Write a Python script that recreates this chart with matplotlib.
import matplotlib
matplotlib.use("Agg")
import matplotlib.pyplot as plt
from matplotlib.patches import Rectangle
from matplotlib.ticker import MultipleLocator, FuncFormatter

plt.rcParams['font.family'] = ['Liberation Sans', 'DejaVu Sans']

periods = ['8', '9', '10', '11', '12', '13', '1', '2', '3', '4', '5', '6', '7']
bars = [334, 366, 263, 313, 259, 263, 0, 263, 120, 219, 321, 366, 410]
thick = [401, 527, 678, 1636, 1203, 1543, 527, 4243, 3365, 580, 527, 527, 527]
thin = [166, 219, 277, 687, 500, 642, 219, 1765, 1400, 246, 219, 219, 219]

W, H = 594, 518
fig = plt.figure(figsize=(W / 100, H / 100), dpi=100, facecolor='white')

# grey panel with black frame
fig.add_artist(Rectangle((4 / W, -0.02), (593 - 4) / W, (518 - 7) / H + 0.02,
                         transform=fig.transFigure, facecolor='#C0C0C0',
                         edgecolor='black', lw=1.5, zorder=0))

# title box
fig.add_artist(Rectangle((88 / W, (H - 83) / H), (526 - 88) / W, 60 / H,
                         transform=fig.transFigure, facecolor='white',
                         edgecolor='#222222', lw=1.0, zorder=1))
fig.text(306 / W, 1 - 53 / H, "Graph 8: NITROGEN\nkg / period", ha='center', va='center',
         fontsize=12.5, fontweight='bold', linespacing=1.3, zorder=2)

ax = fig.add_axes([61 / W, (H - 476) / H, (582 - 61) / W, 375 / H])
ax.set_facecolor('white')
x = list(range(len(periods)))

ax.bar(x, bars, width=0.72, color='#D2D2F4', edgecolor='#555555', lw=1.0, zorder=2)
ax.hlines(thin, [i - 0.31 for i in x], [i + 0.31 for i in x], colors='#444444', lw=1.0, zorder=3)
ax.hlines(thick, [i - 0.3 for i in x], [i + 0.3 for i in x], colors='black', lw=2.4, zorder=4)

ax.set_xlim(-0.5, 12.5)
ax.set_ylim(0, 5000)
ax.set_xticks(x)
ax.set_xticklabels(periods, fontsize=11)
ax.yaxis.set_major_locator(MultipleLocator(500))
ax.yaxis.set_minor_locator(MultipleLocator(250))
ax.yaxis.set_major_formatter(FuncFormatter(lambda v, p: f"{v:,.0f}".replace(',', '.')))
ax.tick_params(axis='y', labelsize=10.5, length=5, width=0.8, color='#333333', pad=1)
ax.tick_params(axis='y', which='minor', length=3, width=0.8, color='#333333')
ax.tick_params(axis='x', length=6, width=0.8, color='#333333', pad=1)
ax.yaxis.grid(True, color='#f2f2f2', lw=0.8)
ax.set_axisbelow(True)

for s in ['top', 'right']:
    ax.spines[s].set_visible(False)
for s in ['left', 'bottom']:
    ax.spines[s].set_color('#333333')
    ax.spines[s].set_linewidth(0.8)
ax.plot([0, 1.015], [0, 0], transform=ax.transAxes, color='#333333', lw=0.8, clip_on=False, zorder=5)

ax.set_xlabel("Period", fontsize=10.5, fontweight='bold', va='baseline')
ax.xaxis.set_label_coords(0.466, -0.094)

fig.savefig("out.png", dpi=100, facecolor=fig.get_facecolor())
* * *
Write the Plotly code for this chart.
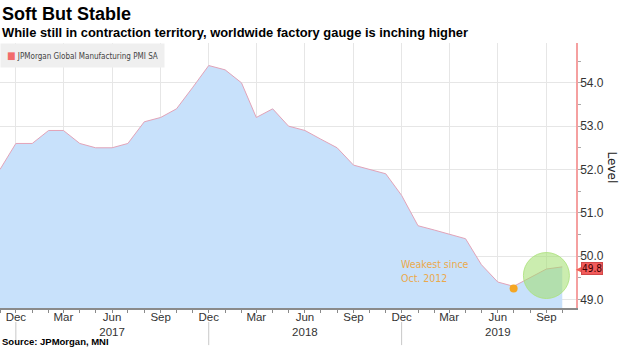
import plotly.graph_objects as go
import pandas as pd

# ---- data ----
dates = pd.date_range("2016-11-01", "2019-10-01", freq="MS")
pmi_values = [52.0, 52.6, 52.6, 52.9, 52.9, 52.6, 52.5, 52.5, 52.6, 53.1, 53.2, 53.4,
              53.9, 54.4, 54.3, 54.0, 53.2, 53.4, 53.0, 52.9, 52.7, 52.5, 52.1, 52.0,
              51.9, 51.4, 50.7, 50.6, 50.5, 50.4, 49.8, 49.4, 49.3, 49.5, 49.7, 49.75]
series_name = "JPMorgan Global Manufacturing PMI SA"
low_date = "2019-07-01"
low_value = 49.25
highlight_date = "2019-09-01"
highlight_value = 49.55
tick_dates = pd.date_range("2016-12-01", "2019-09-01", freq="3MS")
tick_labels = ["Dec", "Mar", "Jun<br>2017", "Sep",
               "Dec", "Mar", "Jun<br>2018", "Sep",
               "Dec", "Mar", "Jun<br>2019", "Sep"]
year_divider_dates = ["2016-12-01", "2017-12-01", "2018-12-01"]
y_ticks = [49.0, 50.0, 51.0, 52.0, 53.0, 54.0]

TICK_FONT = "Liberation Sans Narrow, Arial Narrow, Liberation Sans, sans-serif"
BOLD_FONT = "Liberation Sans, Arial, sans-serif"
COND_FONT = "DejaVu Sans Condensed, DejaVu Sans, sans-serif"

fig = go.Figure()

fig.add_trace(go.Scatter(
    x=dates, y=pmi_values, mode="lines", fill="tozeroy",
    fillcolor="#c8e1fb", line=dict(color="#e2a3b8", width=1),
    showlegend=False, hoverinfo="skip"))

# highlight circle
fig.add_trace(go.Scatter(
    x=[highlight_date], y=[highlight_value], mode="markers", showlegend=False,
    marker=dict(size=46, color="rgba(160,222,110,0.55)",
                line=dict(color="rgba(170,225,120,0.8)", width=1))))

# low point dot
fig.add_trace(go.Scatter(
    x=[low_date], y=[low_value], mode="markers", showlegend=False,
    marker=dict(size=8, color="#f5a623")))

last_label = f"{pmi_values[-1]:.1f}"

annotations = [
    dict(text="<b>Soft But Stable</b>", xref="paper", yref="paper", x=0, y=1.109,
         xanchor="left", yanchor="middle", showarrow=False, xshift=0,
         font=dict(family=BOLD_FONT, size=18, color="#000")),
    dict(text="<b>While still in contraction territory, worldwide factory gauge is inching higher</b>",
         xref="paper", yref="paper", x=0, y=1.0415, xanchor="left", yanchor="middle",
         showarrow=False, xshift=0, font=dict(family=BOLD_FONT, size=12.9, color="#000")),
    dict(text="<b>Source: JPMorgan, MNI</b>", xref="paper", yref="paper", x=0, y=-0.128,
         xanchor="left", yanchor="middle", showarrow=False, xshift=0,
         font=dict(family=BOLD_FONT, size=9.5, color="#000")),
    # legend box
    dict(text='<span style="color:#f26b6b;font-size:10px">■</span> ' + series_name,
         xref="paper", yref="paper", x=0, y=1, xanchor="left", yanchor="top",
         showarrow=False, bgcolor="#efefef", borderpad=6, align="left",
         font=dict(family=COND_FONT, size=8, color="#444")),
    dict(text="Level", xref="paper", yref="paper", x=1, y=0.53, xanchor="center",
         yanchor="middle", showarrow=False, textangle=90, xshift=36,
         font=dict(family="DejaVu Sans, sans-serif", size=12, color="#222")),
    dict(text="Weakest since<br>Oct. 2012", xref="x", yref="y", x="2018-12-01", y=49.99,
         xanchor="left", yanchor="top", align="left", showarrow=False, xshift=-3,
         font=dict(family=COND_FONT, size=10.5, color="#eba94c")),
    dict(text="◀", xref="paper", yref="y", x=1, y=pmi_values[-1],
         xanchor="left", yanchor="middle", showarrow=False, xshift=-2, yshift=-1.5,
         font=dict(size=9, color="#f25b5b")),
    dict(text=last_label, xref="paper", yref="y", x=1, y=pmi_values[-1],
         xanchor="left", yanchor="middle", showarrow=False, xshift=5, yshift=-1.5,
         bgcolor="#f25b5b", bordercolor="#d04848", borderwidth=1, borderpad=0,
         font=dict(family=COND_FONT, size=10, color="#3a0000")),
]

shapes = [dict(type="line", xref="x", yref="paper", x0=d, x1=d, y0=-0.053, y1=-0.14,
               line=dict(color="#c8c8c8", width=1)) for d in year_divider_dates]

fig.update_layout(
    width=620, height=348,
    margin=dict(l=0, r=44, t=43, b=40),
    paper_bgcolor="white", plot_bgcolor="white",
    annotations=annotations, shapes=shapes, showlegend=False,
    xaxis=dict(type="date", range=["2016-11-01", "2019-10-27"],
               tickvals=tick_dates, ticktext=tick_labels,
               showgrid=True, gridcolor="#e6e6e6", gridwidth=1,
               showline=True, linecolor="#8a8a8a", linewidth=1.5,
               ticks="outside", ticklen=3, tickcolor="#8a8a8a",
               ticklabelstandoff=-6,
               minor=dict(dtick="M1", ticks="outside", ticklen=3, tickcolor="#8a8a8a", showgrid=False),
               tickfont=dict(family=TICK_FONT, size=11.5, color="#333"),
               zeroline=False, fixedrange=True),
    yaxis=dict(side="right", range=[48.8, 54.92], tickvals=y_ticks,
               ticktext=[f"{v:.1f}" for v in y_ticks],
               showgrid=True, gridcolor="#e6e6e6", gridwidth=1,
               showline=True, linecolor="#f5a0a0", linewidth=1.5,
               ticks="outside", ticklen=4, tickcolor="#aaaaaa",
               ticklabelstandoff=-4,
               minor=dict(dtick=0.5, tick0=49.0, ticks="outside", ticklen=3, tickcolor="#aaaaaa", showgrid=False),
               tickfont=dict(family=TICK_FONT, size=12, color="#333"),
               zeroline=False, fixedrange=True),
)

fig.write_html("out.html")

## WHAT YOU WILL DO:
Collect every line from the records above that contains the word "chart".

## SOLUTION TO THIS EXERCISE:
Write a Python script that recreates this chart with matplotlib.
Write the Plotly code for this chart.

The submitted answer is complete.